Question

A horizontal spring with spring constant 130 N/m is compressed 17 cm and used to launch a 2.8 kg box across a frictionless, horizontal surface. After the box travels some distance, the surface becomes rough. The coefficient of kinetic friction of the box on the surface is 0.15. Use work and energy to find how far the box slidesacross the rough surface before stopping.

Answer 1

Explanation:

The given data is as follows.

        k = 130 N/m,       $\Delta x$ = 17 cm = 0.17 m   (as 1 m = 100 cm)

     mass (m) = 2.8 kg

When the spring is compressed then energy stored in it is as follows.

             Energy = $\frac{1}{2}kx^{2}$

Now, spring energy gets converted into kinetic energy when the box is launched.
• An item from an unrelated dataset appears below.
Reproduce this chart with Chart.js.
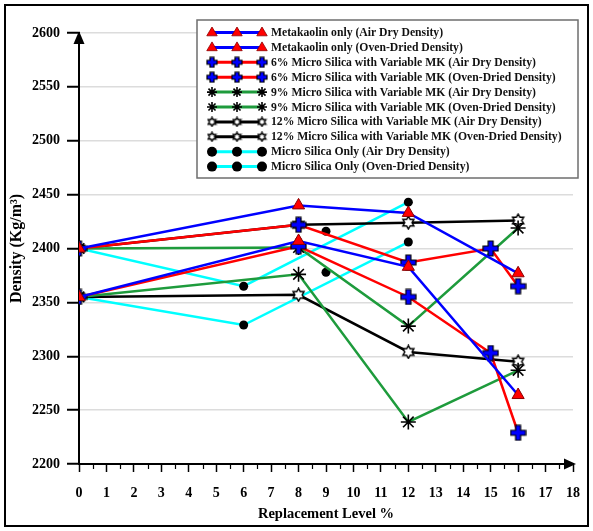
<!DOCTYPE html>
<html>
<head>
<meta charset="utf-8">
<script src="https://cdn.jsdelivr.net/npm/chart.js@4.4.1/dist/chart.umd.min.js"></script>
<style>
  html, body { margin: 0; padding: 0; background: #fff; }
  canvas { display: block; }
</style>
</head>
<body>
<canvas id="chart" width="593" height="531"></canvas>
<script>
// ---- Replacement levels (%) ----
const xMK = [0, 8, 12, 16];
const xMS6 = [0, 8, 12, 15, 16];
const xMS9 = [0, 8, 12, 16];
const xMS12 = [0, 8, 12, 16];
const xMSOnly = [0, 6, 12];
const xMSOnlyMid = [9];

// ---- Densities (Kg/m3) ----
const mkAir = [2400, 2440, 2433, 2377];
const mkOven = [2355, 2407, 2383, 2264];
const ms6Air = [2400, 2422, 2387, 2400, 2365];
const ms6Oven = [2355, 2402, 2355, 2303, 2229];
const ms9Air = [2400, 2401, 2328, 2419];
const ms9Oven = [2355, 2376, 2239, 2287];
const ms12Air = [2400, 2422, 2424, 2426];
const ms12Oven = [2355, 2357, 2304, 2295];
const msOnlyAir = [2400, 2365, 2443];
const msOnlyOven = [2355, 2329, 2406];
const msOnlyAirMid = [2416];
const msOnlyOvenMid = [2378];

// ---- Axis ticks ----
const xTickValues = [0, 1, 2, 3, 4, 5, 6, 7, 8, 9, 10, 11, 12, 13, 14, 15, 16, 17, 18];
const yTickValues = [2200, 2250, 2300, 2350, 2400, 2450, 2500, 2550, 2600];

const FONT = "'Liberation Serif', 'Times New Roman', serif";
const GREEN = '#1e9b3c';

// ---- Marker images ----
function plusMarker(size, arm) {
  const c = document.createElement('canvas');
  c.width = c.height = size;
  const g = c.getContext('2d');
  const m = size / 2, a = arm / 2, e = size / 2 - 1;
  g.beginPath();
  g.moveTo(m - a, m - e); g.lineTo(m + a, m - e); g.lineTo(m + a, m - a);
  g.lineTo(m + e, m - a); g.lineTo(m + e, m + a); g.lineTo(m + a, m + a);
  g.lineTo(m + a, m + e); g.lineTo(m - a, m + e); g.lineTo(m - a, m + a);
  g.lineTo(m - e, m + a); g.lineTo(m - e, m - a); g.lineTo(m - a, m - a);
  g.closePath();
  g.fillStyle = '#0000ff'; g.fill();
  g.lineWidth = 1.2; g.strokeStyle = '#000'; g.stroke();
  return c;
}
function hexStarMarker(size) {
  const c = document.createElement('canvas');
  c.width = c.height = size;
  const g = c.getContext('2d');
  const m = size / 2, R = size / 2 - 1.2, r = R / Math.sqrt(3);
  g.beginPath();
  for (let k = 0; k < 12; k++) {
    const ang = (-90 + k * 30) * Math.PI / 180;
    const rad = k % 2 === 0 ? R : r;
    const px = m + rad * Math.cos(ang), py = m + rad * Math.sin(ang);
    if (k === 0) g.moveTo(px, py); else g.lineTo(px, py);
  }
  g.closePath();
  g.fillStyle = '#fff'; g.fill();
  g.lineWidth = 1.5; g.strokeStyle = '#000'; g.stroke();
  return c;
}
const plusImg = plusMarker(17, 5);
const plusImgSmall = plusMarker(12, 4);
const starImg = hexStarMarker(15);
const starImgSmall = hexStarMarker(11);

const pts = (xs, ys) => xs.map((x, i) => ({ x: x, y: ys[i] }));

function mkSet(label, xs, ys) {
  return {
    label, data: pts(xs, ys), borderColor: '#0000ff', borderWidth: 2.5,
    pointStyle: 'triangle', pointRadius: 7, pointBackgroundColor: '#ff0000',
    pointBorderColor: '#8b0000', pointBorderWidth: 1,
    legend: { line: '#0000ff', kind: 'triangle' }
  };
}
function ms6Set(label, xs, ys) {
  return {
    label, data: pts(xs, ys), borderColor: '#ff0000', borderWidth: 2.5,
    pointStyle: plusImg, pointRadius: 8,
    legend: { line: '#ff0000', kind: 'plus' }
  };
}
function ms9Set(label, xs, ys) {
  return {
    label, data: pts(xs, ys), borderColor: GREEN, borderWidth: 2.5,
    pointStyle: 'star', pointRadius: 7.5, pointBorderColor: '#000',
    pointBackgroundColor: '#000', pointBorderWidth: 1.6,
    legend: { line: GREEN, kind: 'asterisk' }
  };
}
function ms12Set(label, xs, ys) {
  return {
    label, data: pts(xs, ys), borderColor: '#000', borderWidth: 2.5,
    pointStyle: starImg, pointRadius: 8,
    legend: { line: '#000', kind: 'hexstar' }
  };
}
function msOnlySet(label, xs, ys) {
  return {
    label, data: pts(xs, ys), borderColor: '#00ffff', borderWidth: 2.5,
    pointStyle: 'circle', pointRadius: 4.5, pointBackgroundColor: '#000',
    pointBorderColor: '#000', pointBorderWidth: 0,
    legend: { line: '#00ffff', kind: 'circle' }
  };
}
function dotSet(xs, ys) {
  return {
    label: '', data: pts(xs, ys), showLine: false,
    pointStyle: 'circle', pointRadius: 4.5, pointBackgroundColor: '#000',
    pointBorderColor: '#000', pointBorderWidth: 0
  };
}

const datasets = [
  mkSet('Metakaolin only (Air Dry Density)', xMK, mkAir),
  mkSet('Metakaolin only (Oven-Dried Density)', xMK, mkOven),
  ms6Set('6% Micro Silica with Variable MK (Air Dry Density)', xMS6, ms6Air),
  ms6Set('6% Micro Silica with Variable MK (Oven-Dried Density)', xMS6, ms6Oven),
  ms9Set('9% Micro Silica with Variable MK (Air Dry Density)', xMS9, ms9Air),
  ms9Set('9% Micro Silica with Variable MK (Oven-Dried Density)', xMS9, ms9Oven),
  ms12Set('12% Micro Silica with Variable MK (Air Dry Density)', xMS12, ms12Air),
  ms12Set('12% Micro Silica with Variable MK (Oven-Dried Density)', xMS12, ms12Oven),
  msOnlySet('Micro Silica Only (Air Dry Density)', xMSOnly, msOnlyAir),
  msOnlySet('Micro Silica Only (Oven-Dried Density)', xMSOnly, msOnlyOven),
  dotSet(xMSOnlyMid, msOnlyAirMid),
  dotSet(xMSOnlyMid, msOnlyOvenMid)
];

// ---- Legend symbol drawing ----
function drawLegendMarker(ctx, kind, x, y) {
  ctx.save();
  if (kind === 'triangle') {
    const r = 5.5;
    ctx.beginPath();
    ctx.moveTo(x, y - r);
    ctx.lineTo(x + r * 0.95, y + r * 0.6);
    ctx.lineTo(x - r * 0.95, y + r * 0.6);
    ctx.closePath();
    ctx.fillStyle = '#ff0000'; ctx.fill();
    ctx.lineWidth = 0.8; ctx.strokeStyle = '#8b0000'; ctx.stroke();
  } else if (kind === 'plus') {
    ctx.drawImage(plusImgSmall, x - 6, y - 6);
  } else if (kind === 'hexstar') {
    ctx.drawImage(starImgSmall, x - 5.5, y - 5.5);
  } else if (kind === 'asterisk') {
    const r = 5;
    ctx.strokeStyle = '#000'; ctx.lineWidth = 1.6;
    ctx.beginPath();
    for (let k = 0; k < 4; k++) {
      const a = k * Math.PI / 4;
      ctx.moveTo(x - r * Math.cos(a), y - r * Math.sin(a));
      ctx.lineTo(x + r * Math.cos(a), y + r * Math.sin(a));
    }
    ctx.stroke();
  } else if (kind === 'circle') {
    ctx.beginPath(); ctx.arc(x, y, 5, 0, Math.PI * 2);
    ctx.fillStyle = '#000'; ctx.fill();
  }
  ctx.restore();
}

const decorPlugin = {
  id: 'decor',
  beforeDraw(chart) {
    const ctx = chart.ctx;
    ctx.save();
    ctx.fillStyle = '#fff';
    ctx.fillRect(0, 0, chart.width, chart.height);
    ctx.restore();
  },
  afterDatasetsDraw(chart) {
    const ctx = chart.ctx;
    const xs = chart.scales.x, ys = chart.scales.y;
    const x0 = xs.getPixelForValue(0), y0 = ys.getPixelForValue(2200);
    ctx.save();
    // half-step tick marks on the x axis
    ctx.strokeStyle = '#000'; ctx.lineWidth = 1.2;
    ctx.beginPath();
    for (let v = 0.5; v < 18; v += 1) {
      const px = Math.round(xs.getPixelForValue(v)) + 0.5;
      ctx.moveTo(px, y0); ctx.lineTo(px, y0 + 5);
    }
    ctx.stroke();
    // arrow heads at the axis ends
    const top = ys.getPixelForValue(2600), right = xs.getPixelForValue(18);
    ctx.fillStyle = '#000';
    ctx.beginPath();
    ctx.moveTo(x0, top - 2); ctx.lineTo(x0 - 5.5, top + 11); ctx.lineTo(x0 + 5.5, top + 11);
    ctx.closePath(); ctx.fill();
    ctx.beginPath();
    ctx.moveTo(right + 3, y0); ctx.lineTo(right - 9, y0 - 5.5); ctx.lineTo(right - 9, y0 + 5.5);
    ctx.closePath(); ctx.fill();
    ctx.restore();
  },
  afterDraw(chart) {
    const ctx = chart.ctx;
    ctx.save();
    // legend box
    const bx = 197, by = 20, bw = 381, bh = 158;
    ctx.fillStyle = '#fff';
    ctx.fillRect(bx, by, bw, bh);
    ctx.strokeStyle = '#6e6e6e'; ctx.lineWidth = 1.5;
    ctx.strokeRect(bx, by, bw, bh);
    ctx.font = 'bold 11.7px ' + FONT;
    ctx.textBaseline = 'middle';
    ctx.fillStyle = '#111';
    let row = 0;
    chart.data.datasets.forEach(ds => {
      if (!ds.legend) return;
      const y = 32.5 + row * 14.9;
      const lx1 = 212, lx2 = 262;
      ctx.strokeStyle = ds.legend.line; ctx.lineWidth = 3;
      ctx.beginPath(); ctx.moveTo(lx1, y); ctx.lineTo(lx2, y); ctx.stroke();
      [lx1, (lx1 + lx2) / 2, lx2].forEach(mx => drawLegendMarker(ctx, ds.legend.kind, mx, y));
      ctx.fillStyle = '#111';
      ctx.fillText(ds.label, 271, y + 0.5);
      row++;
    });
    // outer frame
    ctx.strokeStyle = '#000'; ctx.lineWidth = 2;
    ctx.strokeRect(5, 5, 583, 521);
    ctx.restore();
  }
};

new Chart(document.getElementById('chart'), {
  type: 'line',
  data: { datasets },
  options: {
    responsive: false,
    animation: false,
    layout: { padding: { left: 0, top: 33, right: 20, bottom: 0 } },
    plugins: { legend: { display: false }, tooltip: { enabled: false } },
    elements: { line: { tension: 0 } },
    scales: {
      x: {
        type: 'linear',
        min: xTickValues[0], max: xTickValues[xTickValues.length - 1],
        afterFit: s => { s.height = 67; },
        afterBuildTicks: s => { s.ticks = xTickValues.map(v => ({ value: v })); },
        ticks: { color: '#000', padding: 13, callback: v => String(v),
                 font: { family: FONT, size: 14, weight: 'bold' } },
        grid: { drawOnChartArea: false, drawTicks: true, tickLength: 8, tickColor: '#000', tickWidth: 1.5 },
        border: { display: true, color: '#000', width: 2 },
        title: { display: true, text: 'Replacement Level %', color: '#000', padding: { top: 0, bottom: 8 },
                 font: { family: FONT, size: 14.5, weight: 'bold' } }
      },
      y: {
        type: 'linear',
        min: yTickValues[0], max: yTickValues[yTickValues.length - 1],
        afterFit: s => { s.width = 79; },
        afterBuildTicks: s => { s.ticks = yTickValues.map(v => ({ value: v })); },
        ticks: { color: '#000', padding: 7, callback: v => String(v),
                 font: { family: FONT, size: 14, weight: 'bold' } },
        grid: { color: '#dcdcdc', lineWidth: 1.5, tickLength: 12, tickColor: '#000', tickWidth: 2 },
        border: { display: true, color: '#000', width: 2 },
        title: { display: true, text: 'Density (Kg/m³)', color: '#000', padding: { top: 7, bottom: 0 },
                 font: { family: FONT, size: 16, weight: 'bold' } }
      }
    }
  },
  plugins: [decorPlugin]
});
</script>
</body>
</html>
So,    $\frac{1}{2}kx^{2}$ = $\frac{1}{2}mv^{2}$

   $\frac{1}{2} \times 130 \times (0.17)^{2}$ = $\frac{1}{2} \times 2.8 \times v^{2}$

          $v^{2} = \frac{3.757}{2.8}$

                     = 1.34

                v = 1.15 m/sec

Now,

           Frictional force = $\mu \times mg$

                                    = $0.15 \times 2.8 \times 9.8$

                                    = 4.116 N

Also,  Kinetic energy = work done by friction

           $\frac{1}{2}mv^{2} = F_{f} \times d$

           $\frac{1}{2} \times 2.8 \times (1.15)^{2} = 4.116 \times d$

             1.8515 = $4.116 \times d$

                 d = 0.449 m

Thus, we can conclude that the box slides 0.449 m across the rough surface before stopping.